Grot lowered his gaze. "Redemption," he muttered.

"Yes."

"And you think I can earn it by becoming more like you?"

"No," Adam said. "That would be unnecessary and likely impossible."

Grot blinked. "Was that supposed to be encouragement?"

"It was an assessment."

Despite himself, Grot laughed once. Quietly. Bitterly. "Of course."

Adam stepped closer. "Our studies of your past behavior indicate that you become excessively excitable in combat. You pursue momentum beyond tactical need. You favor direct violence even when restraint would preserve resources. You respond strongly to provocation. You also display loyalty, courage, adaptability, and unusual resilience under extreme conditions."

Grot looked up.

Adam's expression remained unchanged. "Your flaws can be corrected without destroying your strengths."
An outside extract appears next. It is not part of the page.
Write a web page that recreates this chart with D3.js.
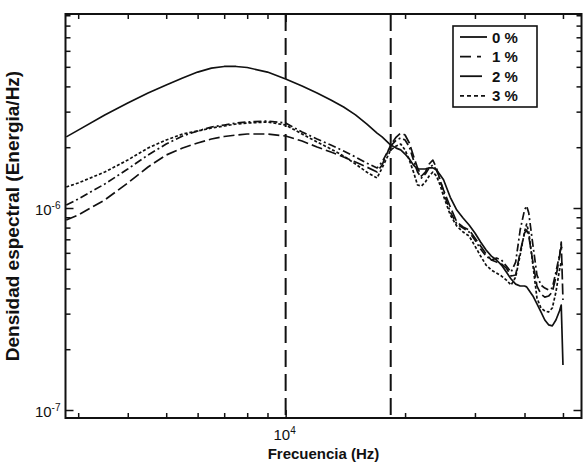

For the first time since Adam had arrived, Grot felt the irritation drain out of him. Not completely, but enough.

"How?" he asked.

"We have prepared a facility and a specialized training regimen to temper your deficiencies."

"What kind of facility?"

"One designed to frustrate you."

Grot stared. "You people are honest in the worst possible way."

"Deception would reduce training efficiency."

Grot looked back through the open repair facility doors. Inside, workers had returned to their stations. Sparks fell from cutting rigs. Armor plates moved along rails. The war update terminal continued to glow, forgotten for the moment as the depot resumed its rhythm.

Factory work was necessary. Honorable, even.

But it was not enough. Not for him.

If there was a path back to the Thunderborn, or even back to soldiering in a place where he could be useful, then he would walk it. He would endure lectures from emotionless zealots. He would stand in whatever infuriating chamber they had built. He would learn restraint, even if restraint felt like swallowing broken glass.

Anything was better than rusting in place while others fought the war that had shaped him.

Grot exhaled slowly.

"Fine," he said. "Take me there."

Adam turned at once, already assuming obedience.

Grot followed him into the depot's deeper passages, each step carrying him away from the repair lines, away from the life he had tried to accept, and toward the war that would decide whether he could become worthy of his old place again.